The system monitors all drone parts, spots anomalies and enables self-recovery, addressing surging cyberthreats where hackers can hijack unmanned aircraft, causing erratic behavior like course changes, altitude loss or crashes—risks to logistics, infrastructure and rescue missions increasingly reliant on such devices.
Traditional defenses focus mainly on navigation sensors, but hackers can spoof GPS signals or tamper with internal software.

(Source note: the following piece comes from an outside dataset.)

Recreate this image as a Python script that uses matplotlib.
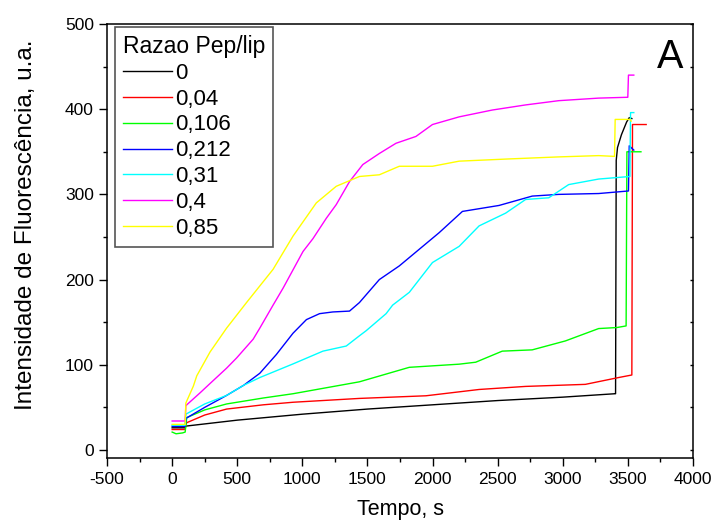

SHIELD goes further by analyzing physical traits like battery levels, processor temperatures and power use; even slight fluctuations signal an attack's onset.
“Without robust recovery mechanisms, a drone cannot complete its mission under attacks, because even if it is possible to detect the attacks, the mission often gets terminated as a fail-safe move,” said Mohammad Ashiqur Rahman, lead researcher and associate professor in FIU’s Knight Foundation School of Computing and Information Sciences.
Using machine learning models to identify attack patterns, SHIELD detected threats in 0.21 seconds on average during tests and initiated recovery in 0.36 seconds, halting damage before severe impacts.
Developers liken the method to medical diagnostics: a single symptom may not indicate illness, but holistic physiological scans catch issues early. Similarly, SHIELD examines the drone's "physics" to pinpoint attack types and apply tailored fixes.
As drones proliferate in agriculture, delivery and infrastructure monitoring, demand for such safeguards grows urgent. SHIELD could pave the way for safer skies ahead.